With how rocky the shoreline was on the south side, I was not expecting to find this calm, fine sandy beach. It’s a shame that it was too cold for swimming. If we were going to continue hiking today I could possibly convince my body to endure it, but there’s no way I could warm up before bed now that we’re already settled in.
We find a wide rock to sit on and pass the time, surrounded by nature’s glory. I took way too many photos of this mountain and lake from essentially the same angle. Before long our friends joined us, cooking equipment in tow, as the sun dipped behind the jagged peaks marking the end of our short and sweet second day.
Day 3: Amethyst to Portal (14.2km)
Stepping out of the protection of the trees that hugged our campground, I abandoned all desire for a morning lake dip. Misty clouds swirled and dived over the mountains threatening to close in at any time.
We delicately navigated the ice-crusted muddy shoreline along Amethyst Lakes to our first rest stop at Maccarib campground. The trail takes a sharp turn into a new valley with an indiscernible incline.
The mountains appear to spread aside making way for the meandering creek. We crossed numerous little bridges as water trickled in from both sides of the valley.
Occasionally the water spilled right onto the trail, forcing us to carefully hop over the bushes.
Although it had been snowing this whole time since leaving Maccarib campground, the snowfall gradually picked up the closer we got to Maccarib Pass, the highest point on the Tonquin Valley trail. I clutched my camera against my jacket and tried my best to keep the lens dry.

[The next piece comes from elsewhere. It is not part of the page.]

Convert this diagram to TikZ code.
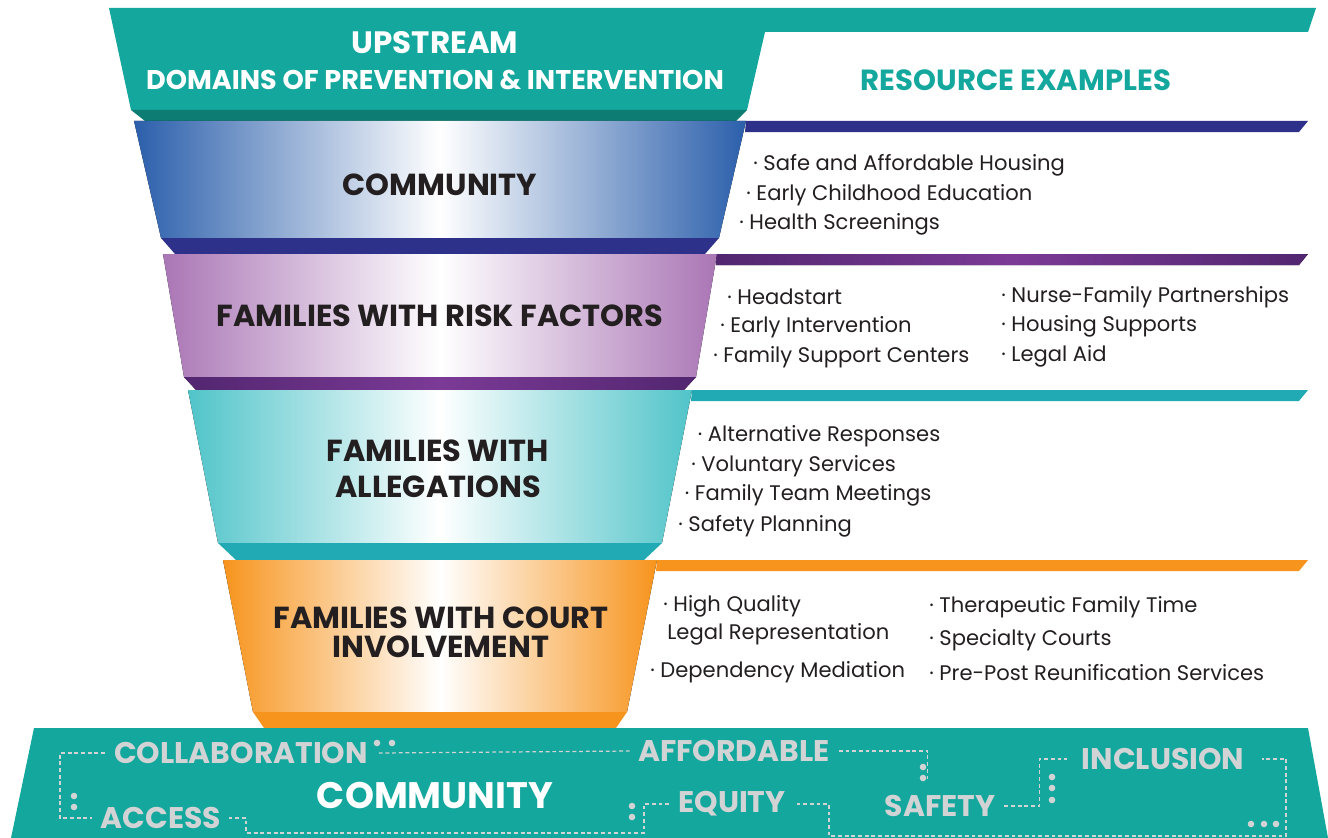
\documentclass[tikz,border=0pt]{standalone}
\usepackage{fontspec}
\setmainfont{Poppins}

\definecolor{teal}{HTML}{13A79D}
\definecolor{tealdark}{HTML}{0D7D74}
\definecolor{blueedge}{HTML}{2B5FAB}
\definecolor{bluedark}{HTML}{2E3189}
\definecolor{purpleedge}{HTML}{AA76B5}
\definecolor{purpledark}{HTML}{522670}
\definecolor{purplemid}{HTML}{7B3A96}
\definecolor{aquaedge}{HTML}{50C4C9}
\definecolor{aquadark}{HTML}{21AAB4}
\definecolor{orangeedge}{HTML}{F7941D}
\definecolor{wordgrey}{HTML}{D1D3D4}
\definecolor{ink}{HTML}{231F20}

% one step of the funnel: body, rim below it and the band out to the right
% #1 body style, #2 rim style, #3 top y, #4 bottom y, #5 rim bottom y,
% #6 top half width, #7 bottom half width, #8 rim half width
\newcommand{\funnelpart}[8]{
	\fill[#1] (440-#6,#3) -- (440+#6,#3) -- (440+#7,#4) -- (440-#7,#4) -- cycle;
	\fill[#2] (440-#7,#4) -- (440+#7,#4) -- (440+#8,#5) -- (440-#8,#5) -- cycle;
	\fill[#2] (440+#6,#3) -- (1308,#3) -- (1299,#3+11) -- (440+#6-1,#3+11) -- cycle;
}

\tikzset{
	topword/.style={text=white, font=\bfseries\fontsize{15.4}{18}\selectfont},
	segtitle/.style={text=ink, font=\bfseries\fontsize{17.3}{20}\selectfont, align=center},
	listitem/.style={text=ink, font=\fontsize{12}{14}\selectfont, anchor=west, inner sep=0pt, yshift=-1.6pt},
	valueword/.style={text=wordgrey, font=\bfseries\fontsize{17}{20}\selectfont, inner sep=0pt},
	dashline/.style={draw=wordgrey, line width=0.7pt, dash pattern=on 2.2pt off 1.6pt},
	commseg/.style={left color=blueedge, right color=blueedge, middle color=white},
	commrim/.style={fill=bluedark},
	riskseg/.style={left color=purpleedge, right color=purpleedge, middle color=white},
	riskrim/.style={left color=purpledark, right color=purpledark, middle color=purplemid},
	allegseg/.style={left color=aquaedge, right color=aquaedge, middle color=white},
	allegrim/.style={fill=aquadark},
	courtseg/.style={left color=orangeedge, right color=orangeedge, middle color=white},
	courtrim/.style={fill=orangeedge}
}

\begin{document}
\begin{tikzpicture}[x=0.02cm, y=-0.02cm]
	\useasboundingbox (0,0) rectangle (1328,838);

	% header
	\fill[teal] (109,8) -- (1316,8) -- (1308,32) -- (765,32) -- (747,110) -- (131,110) -- cycle;
	\fill[tealdark] (131,110) -- (747,110) -- (736,121) -- (145,121) -- cycle;
	\node[topword, font=\bfseries\fontsize{17.6}{20}\selectfont] (upstream) at (435,43) {UPSTREAM};
	\node[topword] (domains) at (435,80) {DOMAINS OF PREVENTION \& INTERVENTION};
	\node[topword, text=teal, font=\bfseries\fontsize{16.6}{19}\selectfont] (resources) at (1016,80) {RESOURCE EXAMPLES};

	% funnel
	\funnelpart{commseg}{commrim}{121}{238}{254}{306}{279}{265}
	\funnelpart{riskseg}{riskrim}{254}{377}{390}{277}{256}{244}
	\funnelpart{allegseg}{allegrim}{390}{543}{560}{252}{222}{204}
	\funnelpart{courtseg}{courtrim}{560}{712}{728}{217}{187}{176}

	\node[segtitle] (community) at (440,185) {COMMUNITY};
	\node[segtitle] (risk) at (440,316) {FAMILIES WITH RISK FACTORS};
	\node[segtitle, font=\bfseries\fontsize{17.3}{20.5}\selectfont] (allegations) at (438,469) {FAMILIES WITH\\ALLEGATIONS};
	\node[segtitle, font=\bfseries\fontsize{17.3}{16.5}\selectfont] (court) at (441,632) {FAMILIES WITH COURT\\INVOLVEMENT};

	% resource examples
	\foreach \txt [count=\i] in {Safe and Affordable Housing, Early Childhood Education, Health Screenings}
		\node[listitem] (comm\i) at (760-7*\i, 132+30*\i) {· \txt};
	\foreach \txt [count=\i] in {Headstart, Early Intervention, Family Support Centers}
		\node[listitem] (riskA\i) at (734-7*\i, 264+30*\i) {· \txt};
	\foreach \txt [count=\i] in {Nurse-Family Partnerships, Housing Supports, Legal Aid}
		\node[listitem] (riskB\i) at (1001, 264+30*\i) {· \txt};
	\foreach \txt [count=\i] in {Alternative Responses, Voluntary Services, Family Team Meetings, Safety Planning}
		\node[listitem] (alleg\i) at (704-6.5*\i, 403+30*\i) {· \txt};
	\node[listitem] (courtA1) at (663,604) {· High Quality};
	\node[listitem] (courtA2) at (667,632) {Legal Representation};
	\node[listitem] (courtA3) at (650,669) {· Dependency Mediation};
	\foreach \txt [count=\i] in {Therapeutic Family Time, Specialty Courts, Pre-Post Reunification Services}
		\node[listitem] (courtB\i) at (929, 571+33*\i) {· \txt};

	% community base
	\fill[teal] (34,728) -- (1308,728) -- (1328,838) -- (11,838) -- cycle;
	\node[valueword] (collab) at (241,753) {COLLABORATION};
	\node[valueword] (afford) at (734,751) {AFFORDABLE};
	\node[valueword] (inclus) at (1163,759) {INCLUSION};
	\node[valueword] (access) at (161,818) {ACCESS};
	\node[valueword] (equity) at (732,804) {EQUITY};
	\node[valueword] (safety) at (940,806) {SAFETY};
	\node[text=white, font=\bfseries\fontsize{21}{24}\selectfont] (base) at (435,795) {COMMUNITY};

	\draw[dashline] ([xshift=-5pt]collab.west) -- ++(-45,0) |- ([xshift=-5pt]access.west);
	\draw[dashline] ([xshift=4pt]access.east) -| (246,833) -- (644,833) |- ([xshift=-4pt]equity.west);
	\draw[dashline] ([xshift=6pt]collab.east) -- ([xshift=-4pt]afford.west);
	\draw[dashline] ([xshift=5pt]afford.east) -| ++(89,30);
	\draw[dashline] ([xshift=6pt]equity.east) -| (829,836) -- (1286,836) |- ([xshift=10pt]inclus.east);
	\draw[dashline] ([xshift=5pt]safety.east) -- ++(35,0) |- ([xshift=-8pt]inclus.west);
	\foreach \p in {(74,796), (74,807), (377,743), (392,743), (632,806), (632,817), (923,767), (923,778),
		(1052,777), (1052,788), (1052,800), (1251,824), (1264,824), (1276,824)}
		\fill[wordgrey] \p circle (3.3);

\end{tikzpicture}
\end{document}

Temperatures were dropping steadily so we put on all our layers despite the uphill grind. The ground was slick from snow and mud pressed under our feet into an icy slush. Everything blended together as the mountains disappeared. It wasn’t clear whether we had stumbled into the cloud layer or the storm had finally settled in.
Made it to the top of Maccarib Pass!
Apparently this side of Tonquin Valley is more beautiful than coming in from Astoria trailhead, so it was a shame that most of the view was obscured.
On the bright side, no views and downhill means we breezed down towards Portal Creek. This side of the valley was noticeably warmer and wetter, with towering spruce trees and no snow accumulation. We were a bit too fast at times and nearly slipped in the thick mud. There were many horse hoof prints but I wish I was knowledgeable enough to identify other animals recently on the trail.
Setting up camp in the rain with wet gear is never fun. Portal campground wasn’t all that nice or positioned near a point of interest that could be explored. Being reasonably close to the exit, we were even tempted to continue all the way out. However, spontaneously adding another 9km on top of a 14km day and then still having to set up camp in Jasper would probably overwhelm at least one person’s mental or physical limits. Better to quit while we’re ahead and in a good mood.
Day 4: Portal to Portal Trailhead (8.7km)
The final day is upon us! The skies are smiling and even the mud doesn’t slow us down.
Jimmy’s hair sure looks greasy after 4 days.
My pants and boots need a serious cleaning too.
Time to say goodbye to Portal Creek and Maccarib Pass. It’s amazing how the snow still remained contained to the other side.
Even though we’re actually descending, the trail appears to rise higher and higher above Portal Creek, crossing distinct rockfalls of striking orange and black. This side of the trail appears to carry some avalanche risk. In 2022, Parks Canada decided to closed Tonquin Valley to all winter recreation to protect vulnerable caribou habitat. They allegedly have hundreds of trail camera photos proving that wolves, the caribou’s main predator, use ski and snowmobile set tracks which pack down the snow creating “highways” to access Tonquin Valley.
We were thrilled to finally make it out and feeling insanely lucky (in hindsight) to have an unforgettable encounter with Tonquin Valley’s caribous on day one. Hiking is always better with friends— thanks Ryan and Willow for the beautiful memories!